Before Suica (and a bit concurrently), JNR and later JR issued "orange cards" that included both high value formats and lower value formats. The "high value" cards were 5,000 yen and 10,000 yen respectively, so the new maximum is 2x the previous "high value" orange cards that they abolished.

The real win with e-money is not getting change, in my opinion. Carrying 20,000 yen in cash is easy when it's 2x 10,000 notes, but when it's a mix including coins, it's a pain.



>Carrying 20,000 yen in cash is easy when it's 2x 10,000 notes, but when it's a mix including coins, it's a pain.

Carry a coinpurse. I use an old faux-suede Samsung camera pouch.[1] Plus it's fun when someone is running an errand for you, like getting you a snack from the konbini across the street, and you plop your coinpurse on the desk with a thud, then pour out a handful of 500-yen coins and say "this should cover it", like a feudal lord.

[1] kinda like this: https://www.amazon.ie/DFVmobile-Samsung-Galaxy-Camera-Closur...

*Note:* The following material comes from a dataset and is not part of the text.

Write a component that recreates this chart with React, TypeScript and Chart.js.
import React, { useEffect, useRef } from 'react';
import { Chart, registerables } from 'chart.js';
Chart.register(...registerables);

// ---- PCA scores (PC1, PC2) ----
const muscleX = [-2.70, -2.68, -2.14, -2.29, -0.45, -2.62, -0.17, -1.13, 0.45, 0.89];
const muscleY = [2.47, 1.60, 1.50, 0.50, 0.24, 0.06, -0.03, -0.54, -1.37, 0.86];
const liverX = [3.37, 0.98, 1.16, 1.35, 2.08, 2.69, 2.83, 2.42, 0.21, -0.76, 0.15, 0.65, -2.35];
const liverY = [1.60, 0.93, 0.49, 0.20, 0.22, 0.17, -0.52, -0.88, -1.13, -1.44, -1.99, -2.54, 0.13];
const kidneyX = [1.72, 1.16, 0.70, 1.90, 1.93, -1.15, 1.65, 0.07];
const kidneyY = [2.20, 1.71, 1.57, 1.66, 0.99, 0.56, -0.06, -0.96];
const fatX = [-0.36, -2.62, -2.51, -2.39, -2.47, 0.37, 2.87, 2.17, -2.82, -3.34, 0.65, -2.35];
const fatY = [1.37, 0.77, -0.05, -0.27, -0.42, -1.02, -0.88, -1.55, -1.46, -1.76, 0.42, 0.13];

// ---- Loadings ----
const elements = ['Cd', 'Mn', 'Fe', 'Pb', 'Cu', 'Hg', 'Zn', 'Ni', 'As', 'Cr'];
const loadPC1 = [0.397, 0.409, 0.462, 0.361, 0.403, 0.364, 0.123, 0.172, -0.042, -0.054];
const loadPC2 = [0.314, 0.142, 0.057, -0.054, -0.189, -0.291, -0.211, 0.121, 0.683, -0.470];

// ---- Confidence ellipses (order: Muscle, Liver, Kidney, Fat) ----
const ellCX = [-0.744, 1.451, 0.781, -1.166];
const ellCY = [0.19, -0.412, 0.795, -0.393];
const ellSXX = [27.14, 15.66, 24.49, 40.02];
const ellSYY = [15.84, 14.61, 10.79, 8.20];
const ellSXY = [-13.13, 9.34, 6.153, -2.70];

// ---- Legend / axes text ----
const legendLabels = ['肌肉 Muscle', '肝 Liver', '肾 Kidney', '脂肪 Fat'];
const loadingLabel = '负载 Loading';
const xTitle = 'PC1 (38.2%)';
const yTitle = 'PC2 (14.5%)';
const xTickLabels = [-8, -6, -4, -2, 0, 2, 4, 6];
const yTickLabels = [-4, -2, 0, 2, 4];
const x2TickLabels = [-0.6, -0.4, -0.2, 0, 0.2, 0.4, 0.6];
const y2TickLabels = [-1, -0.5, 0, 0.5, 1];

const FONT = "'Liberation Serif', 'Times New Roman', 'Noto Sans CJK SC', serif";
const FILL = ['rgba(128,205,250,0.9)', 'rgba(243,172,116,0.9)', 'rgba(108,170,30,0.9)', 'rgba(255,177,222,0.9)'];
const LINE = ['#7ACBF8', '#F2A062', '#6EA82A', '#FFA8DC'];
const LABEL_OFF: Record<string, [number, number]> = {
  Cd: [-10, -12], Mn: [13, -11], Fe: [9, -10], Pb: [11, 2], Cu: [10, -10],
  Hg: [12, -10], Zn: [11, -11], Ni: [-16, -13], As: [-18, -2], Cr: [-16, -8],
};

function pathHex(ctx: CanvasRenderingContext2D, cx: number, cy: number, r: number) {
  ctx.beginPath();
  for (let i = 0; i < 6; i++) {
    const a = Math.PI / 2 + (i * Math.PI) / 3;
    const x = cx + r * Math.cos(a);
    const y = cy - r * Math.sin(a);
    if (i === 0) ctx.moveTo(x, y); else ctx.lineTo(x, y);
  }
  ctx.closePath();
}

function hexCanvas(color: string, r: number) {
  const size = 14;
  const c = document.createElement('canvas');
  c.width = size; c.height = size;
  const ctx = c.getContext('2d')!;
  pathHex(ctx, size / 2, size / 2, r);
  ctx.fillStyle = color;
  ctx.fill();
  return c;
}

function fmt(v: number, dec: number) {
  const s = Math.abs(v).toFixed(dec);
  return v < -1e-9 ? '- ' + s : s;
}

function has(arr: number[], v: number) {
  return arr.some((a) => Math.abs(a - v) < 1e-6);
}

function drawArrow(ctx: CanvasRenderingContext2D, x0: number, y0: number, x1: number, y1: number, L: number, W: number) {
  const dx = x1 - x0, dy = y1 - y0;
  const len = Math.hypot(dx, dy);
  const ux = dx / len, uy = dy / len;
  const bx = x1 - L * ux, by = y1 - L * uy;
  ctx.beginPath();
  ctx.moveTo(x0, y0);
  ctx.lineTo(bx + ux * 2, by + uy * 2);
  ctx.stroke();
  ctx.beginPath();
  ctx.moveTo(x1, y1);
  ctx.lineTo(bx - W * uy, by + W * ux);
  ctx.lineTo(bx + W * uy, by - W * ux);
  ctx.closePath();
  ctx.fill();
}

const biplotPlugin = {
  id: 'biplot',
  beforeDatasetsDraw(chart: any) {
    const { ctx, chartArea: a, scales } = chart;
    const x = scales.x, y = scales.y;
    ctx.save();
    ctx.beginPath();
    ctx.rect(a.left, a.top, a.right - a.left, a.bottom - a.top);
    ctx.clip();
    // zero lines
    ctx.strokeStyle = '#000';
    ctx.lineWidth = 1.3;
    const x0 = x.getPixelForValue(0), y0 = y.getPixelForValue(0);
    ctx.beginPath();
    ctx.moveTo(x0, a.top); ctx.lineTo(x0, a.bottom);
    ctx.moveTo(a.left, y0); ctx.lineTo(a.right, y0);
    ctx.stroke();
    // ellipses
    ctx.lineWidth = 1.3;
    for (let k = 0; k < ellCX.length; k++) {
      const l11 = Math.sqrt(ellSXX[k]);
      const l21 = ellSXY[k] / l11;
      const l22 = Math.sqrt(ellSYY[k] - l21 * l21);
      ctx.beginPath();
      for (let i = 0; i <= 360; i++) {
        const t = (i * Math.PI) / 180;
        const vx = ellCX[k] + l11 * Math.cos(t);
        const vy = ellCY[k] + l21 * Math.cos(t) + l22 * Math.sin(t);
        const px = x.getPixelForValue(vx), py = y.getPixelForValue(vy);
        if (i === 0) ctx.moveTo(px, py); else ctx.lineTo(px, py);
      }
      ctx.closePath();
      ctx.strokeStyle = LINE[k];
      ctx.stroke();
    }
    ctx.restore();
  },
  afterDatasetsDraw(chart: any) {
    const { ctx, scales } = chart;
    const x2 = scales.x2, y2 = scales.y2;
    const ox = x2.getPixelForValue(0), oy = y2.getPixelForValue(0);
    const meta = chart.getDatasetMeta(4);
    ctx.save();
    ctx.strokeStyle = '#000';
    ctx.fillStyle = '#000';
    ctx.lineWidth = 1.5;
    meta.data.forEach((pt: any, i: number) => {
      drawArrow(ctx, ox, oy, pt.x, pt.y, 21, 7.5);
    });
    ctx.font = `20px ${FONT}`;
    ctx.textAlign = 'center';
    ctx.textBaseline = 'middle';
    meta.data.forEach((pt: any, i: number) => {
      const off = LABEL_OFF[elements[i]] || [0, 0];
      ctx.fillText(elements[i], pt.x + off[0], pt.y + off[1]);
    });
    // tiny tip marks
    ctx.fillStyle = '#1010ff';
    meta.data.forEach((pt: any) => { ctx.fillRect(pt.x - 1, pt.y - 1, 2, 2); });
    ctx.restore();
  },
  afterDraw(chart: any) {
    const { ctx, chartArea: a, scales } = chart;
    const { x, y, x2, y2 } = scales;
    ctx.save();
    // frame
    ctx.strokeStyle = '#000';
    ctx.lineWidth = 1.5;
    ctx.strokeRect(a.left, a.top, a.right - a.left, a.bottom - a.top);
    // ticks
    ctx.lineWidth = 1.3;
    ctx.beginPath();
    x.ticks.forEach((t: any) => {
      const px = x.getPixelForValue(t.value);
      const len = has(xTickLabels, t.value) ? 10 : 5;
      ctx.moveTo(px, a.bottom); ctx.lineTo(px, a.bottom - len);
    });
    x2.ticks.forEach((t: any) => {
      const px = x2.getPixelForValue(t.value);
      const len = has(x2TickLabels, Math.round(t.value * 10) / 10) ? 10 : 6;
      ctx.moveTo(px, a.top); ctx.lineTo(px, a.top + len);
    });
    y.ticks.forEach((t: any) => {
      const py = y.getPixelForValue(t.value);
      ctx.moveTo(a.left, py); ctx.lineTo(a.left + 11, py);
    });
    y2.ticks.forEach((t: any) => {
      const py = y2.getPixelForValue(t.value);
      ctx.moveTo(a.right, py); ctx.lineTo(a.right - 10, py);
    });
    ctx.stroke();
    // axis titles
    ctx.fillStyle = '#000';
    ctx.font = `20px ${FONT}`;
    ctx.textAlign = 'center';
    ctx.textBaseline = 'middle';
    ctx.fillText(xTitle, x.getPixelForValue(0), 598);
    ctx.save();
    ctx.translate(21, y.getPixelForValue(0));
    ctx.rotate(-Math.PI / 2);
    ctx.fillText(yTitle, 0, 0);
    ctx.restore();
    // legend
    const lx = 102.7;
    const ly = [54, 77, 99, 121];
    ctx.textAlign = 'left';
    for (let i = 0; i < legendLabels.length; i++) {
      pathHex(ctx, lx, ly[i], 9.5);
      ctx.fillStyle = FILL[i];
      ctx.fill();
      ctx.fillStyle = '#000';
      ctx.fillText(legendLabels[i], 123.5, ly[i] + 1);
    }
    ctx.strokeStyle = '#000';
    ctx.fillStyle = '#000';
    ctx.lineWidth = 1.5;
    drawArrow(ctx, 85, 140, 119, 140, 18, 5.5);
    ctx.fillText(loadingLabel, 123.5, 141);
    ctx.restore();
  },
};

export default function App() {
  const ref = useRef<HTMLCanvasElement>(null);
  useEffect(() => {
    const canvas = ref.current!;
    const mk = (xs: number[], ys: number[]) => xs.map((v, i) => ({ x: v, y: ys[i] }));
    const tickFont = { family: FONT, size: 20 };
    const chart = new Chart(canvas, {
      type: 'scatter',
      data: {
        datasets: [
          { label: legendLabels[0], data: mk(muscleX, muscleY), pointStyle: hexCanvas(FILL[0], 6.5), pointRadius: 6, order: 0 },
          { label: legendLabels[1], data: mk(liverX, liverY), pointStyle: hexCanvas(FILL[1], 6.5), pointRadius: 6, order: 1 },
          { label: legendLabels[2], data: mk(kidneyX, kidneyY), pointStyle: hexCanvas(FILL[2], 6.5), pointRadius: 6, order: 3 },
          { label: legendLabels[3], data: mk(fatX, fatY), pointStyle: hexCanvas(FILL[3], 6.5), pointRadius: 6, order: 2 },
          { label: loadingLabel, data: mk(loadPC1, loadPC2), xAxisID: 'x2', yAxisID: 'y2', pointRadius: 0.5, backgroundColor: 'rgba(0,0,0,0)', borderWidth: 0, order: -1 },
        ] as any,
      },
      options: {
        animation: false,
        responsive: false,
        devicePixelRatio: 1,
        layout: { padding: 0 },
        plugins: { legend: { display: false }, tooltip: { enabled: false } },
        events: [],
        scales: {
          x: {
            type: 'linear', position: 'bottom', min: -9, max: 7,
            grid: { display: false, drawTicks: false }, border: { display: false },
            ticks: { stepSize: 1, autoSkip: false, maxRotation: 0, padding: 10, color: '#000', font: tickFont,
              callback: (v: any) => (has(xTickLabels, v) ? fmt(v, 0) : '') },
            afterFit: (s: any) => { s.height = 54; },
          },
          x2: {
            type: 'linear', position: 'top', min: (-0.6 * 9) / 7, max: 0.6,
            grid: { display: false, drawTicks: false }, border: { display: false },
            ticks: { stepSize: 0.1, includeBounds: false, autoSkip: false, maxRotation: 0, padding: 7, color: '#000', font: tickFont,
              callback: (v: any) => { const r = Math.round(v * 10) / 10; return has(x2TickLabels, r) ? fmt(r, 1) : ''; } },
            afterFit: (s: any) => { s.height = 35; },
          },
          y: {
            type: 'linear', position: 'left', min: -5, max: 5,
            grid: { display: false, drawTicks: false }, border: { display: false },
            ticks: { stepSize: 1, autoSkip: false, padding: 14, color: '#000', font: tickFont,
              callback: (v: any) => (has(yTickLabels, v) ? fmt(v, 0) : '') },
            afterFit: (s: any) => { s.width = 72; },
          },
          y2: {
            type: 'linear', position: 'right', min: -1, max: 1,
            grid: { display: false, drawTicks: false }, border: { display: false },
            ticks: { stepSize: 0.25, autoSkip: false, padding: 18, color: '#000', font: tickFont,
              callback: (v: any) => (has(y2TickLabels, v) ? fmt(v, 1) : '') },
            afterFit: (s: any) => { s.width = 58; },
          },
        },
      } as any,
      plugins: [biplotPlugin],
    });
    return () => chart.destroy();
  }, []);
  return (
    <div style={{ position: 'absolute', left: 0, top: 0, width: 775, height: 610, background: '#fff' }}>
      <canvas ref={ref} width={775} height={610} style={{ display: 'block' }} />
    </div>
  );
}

I do carry a coin purse, and I have no use for 1 yen coins. Sure, 10 yen, 50 yen, and 100 yen coins are easily spent, but 1 yen is not. Same issue with pennies in the US.


Why have a whole purse when it is already built into your phone which you already are carrying around anyways.


You would give someone your PHONE to go buy a snack for you across the street? And tell them your screen unlock combo?

Dumping some coins out of my coinpurse is far superior analog, low-tech Access Control to my money.


Because my coin purse isn't going to randomly decide that it doesn't like the transaction.